Claims 1. A method for encoding input blocks of audio to packets of data, each input block containing one or more channels of audio samples, the method comprising the steps of: receiving input blocks of audio; determining a quantisation step size Δ for each audio channel in each block in dependence on a rate control mechanism; determining a pseudorandom offset for each sample in the input blocks, the pseudorandom offsets for each channel forming a pseudorandom sequence having a seed; quantizing with noise shaping each sample in the input blocks to produce prequantised blocks, wherein each sample value in the prequantised blocks is equivalent modulo Δ to the corresponding pseudorandom offset; losslessly encoding the prequantised blocks in dependence on Δ to produce blocks of losslessly encoded data, wherein the dependence on Δ is such that a smaller value of Δ would cause the losslessly encoded block to be larger and wherein the losslessly encoding is an injection mapping such that, for any prequantised block, losslessly encoding a different prequantised block that was also equivalent modulo Δ to the corresponding pseudorandom offset would necessarily produce a different block of losslessly encoded data; buffering the losslessly encoded blocks of data in a buffer; and generating packets of data for onward transmission in dependence on the buffered data, wherein at least some of the packets of data comprise data representing the seed of the pseudorandom sequence.
2. A method according to claim 1, wherein the rate control mechanism receives information about the buffer and the quantisation step size Δ is determined in dependence on the fullness of the buffer.
3. A method according to claim 1 or claim 2, further comprising the step of separating the losslessly encoded data in each block into a first portion and a second portion which are buffered separately in the step of buffering, wherein the first portion comprises base layer data and the second portion comprise enhancement data such that the base layer data can be decoded without the enhancement data to produce an approximation of the prequantised block; and wherein the packets of data are generated such that each packet comprises an integer number of base layer data blocks and is filled up to available capacity with enhancement data.

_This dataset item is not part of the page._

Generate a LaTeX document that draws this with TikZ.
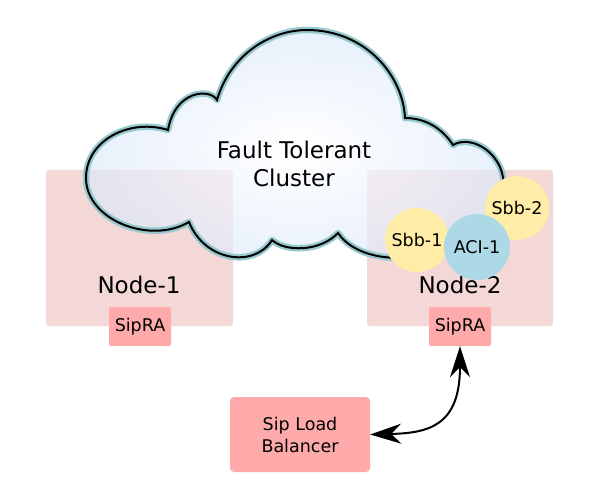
\documentclass[tikz,border=0pt]{standalone}
\usepackage{fontspec}
\setmainfont{DejaVu Sans}
\usetikzlibrary{arrows.meta}
\definecolor{nodebg}{RGB}{244,215,215}
\definecolor{sipra}{RGB}{255,170,170}
\definecolor{sbbyellow}{RGB}{255,236,166}
\definecolor{acublue}{RGB}{173,216,230}
\definecolor{halo}{RGB}{150,200,206}
\definecolor{cloudedge}{RGB}{222,234,250}
\tikzset{
  nodebox/.style={fill=nodebg, draw=none, rounded corners=3pt, inner sep=0pt},
  sipbox/.style={fill=sipra, draw=none, rounded corners=2pt, inner sep=0pt,
    minimum width=62pt, minimum height=39pt, font=\fontsize{17.5}{20}\selectfont},
  bigtext/.style={inner sep=0pt, font=\fontsize{23}{28.5}\selectfont},
  bubble/.style={circle, draw=none, inner sep=0pt, minimum size=64pt,
    font=\fontsize{17.5}{20}\selectfont},
  biarrow/.style={line width=2pt, {Stealth[length=31pt,width=20pt,inset=10pt]}-{Stealth[length=31pt,width=20pt,inset=10pt]}},
}
\begin{document}
\begin{tikzpicture}[x=1pt,y=-1pt]
\useasboundingbox (0,0) rectangle (600,500);
% node boxes
\node[nodebox, minimum width=187pt, minimum height=156pt] (n1) at (139.5,248) {};
\node[nodebox, minimum width=186pt, minimum height=156pt] (n2) at (460,248) {};
% cloud
\def\cloudpath{(168,130) .. controls (130,118) and (86,140) .. (86,178)
  .. controls (86,220) and (150,245) .. (189,222)
  .. controls (205,262) and (255,268) .. (272,240)
  .. controls (285,252) and (320,252) .. (338,233)
  .. controls (355,258) and (400,265) .. (440,250)
  .. controls (490,232) and (508,200) .. (503,177)
  .. controls (498,150) and (470,135) .. (453,145)
  .. controls (442,128) and (425,118) .. (405,118)
  .. controls (403,75) and (365,30) .. (307,30)
  .. controls (270,30) and (230,55) .. (217,100)
  .. controls (210,88) and (175,90) .. (168,130) -- cycle}
\shade[inner color=white, outer color=cloudedge, fill opacity=0.7] \cloudpath;
\draw[halo, line width=6.5pt, line join=round] \cloudpath;
\draw[black, line width=2pt, line join=miter] \cloudpath;
\node[bigtext, align=center] (ftc) at (294,164) {Fault Tolerant\\Cluster};
% node labels
\node[bigtext, anchor=base] (l1) at (139,293) {Node-1};
\node[bigtext, anchor=base] (l2) at (460,293) {Node-2};
% bubbles
\node[bubble, fill=sbbyellow] (sbb1) at (417,240) {Sbb-1};
\node[bubble, fill=sbbyellow] (sbb2) at (517,208) {Sbb-2};
\node[bubble, fill=acublue, minimum size=66pt] (aci) at (477,247) {ACI-1};
% SipRA
\node[sipbox] (s1) at (140,326.5) {SipRA};
\node[sipbox] (s2) at (460,326.5) {SipRA};
% load balancer
\node[fill=sipra, draw=none, rounded corners=4pt, inner sep=0pt,
  minimum width=140pt, minimum height=75pt, align=center,
  font=\fontsize{17.5}{22}\selectfont] (lb) at (300,434.5) {Sip Load\\Balancer};
% connector
\draw[biarrow] (s2.south) .. controls (460,425) and (430,433) .. (lb.east);
\end{tikzpicture}
\end{document}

4. A method according to claim 3, wherein the enhancement data is stored in a first-in-first out (FIFO) buffer and the packets of data are generated from one end with base layer data blocks and from the other end with FIFO buffered enhancement data.
5. A method according to any of claims 1 to 4, further comprising the step of analysing samples in the input blocks, wherein the quantisation stepsize Δ is further determined in dependence on the analysis of the samples.
6. A method according to claim 5, wherein the quantisation stepsize Δ is increased if the analysis suggests that the buffer might otherwise overflow.
7. An encoder adapted to encode input blocks of audio to packets of data using the method of any of claims 1 to 6.
8. A computer readable medium comprising instructions that, when executed by one or more processors, cause said one or more processors to perform the method of any of claims 1 to 6.
9: A method for decoding packets of data to output blocks of audio containing one or more channels of output audio samples, the method comprising the steps of: receiving packets of data; extracting information indicating a quantisation step size Δ and a seed for each channel and block dependent on the data; determining an offset for each sample in a block, wherein the offsets for each channel are a pseudorandom sequence dependent on the corresponding seed; decoding the data to produce an innovation sample for each sample in the block dependent on the data; filtering the innovation samples with quantisation to produce a filtered sample for each sample in the block dependent on the corresponding innovation sample, wherein each filtered sample is equivalent modulo Δ to the corresponding offset; and generating output blocks of audio in dependence on the filtered samples
10. A method according to claim 9, wherein a first portion of each packet of data is decoded without a delay and a second portion of each packet of data is buffered and delayed prior to decoding.
11. A decoder adapted to decode packets of data to output blocks of audio using the method of claim 9 or claim 10.
12. A computer readable medium comprising instructions that, when executed by one or more processors, cause said one or more processors to perform the method of claim 9 or claim 10.
13. A codec comprising an encoder according to claim 7 in combination with a decoder according to claim 11.
14. A method for encoding audio to data comprising: receiving input blocks of audio, each input block comprising one or more channels of audio samples quantised to an input audio precision; determining a prequantization precision for each channel in each block, there being at least one channel in one block where the prequantization precision is coarser than the input audio precision; producing prequantised blocks by, where the prequantization precision is coarser than the input audio precision, quantizing each sample in the input blocks to the prequantization precision with noise shaping having a noise transfer function, wherein between 1kHz and a corner frequency of at least 13kHz the noise transfer function follows a curve for equal loudness of noise; and losslessly encoding the prequantised blocks to produce blocks of losslessly encoded data.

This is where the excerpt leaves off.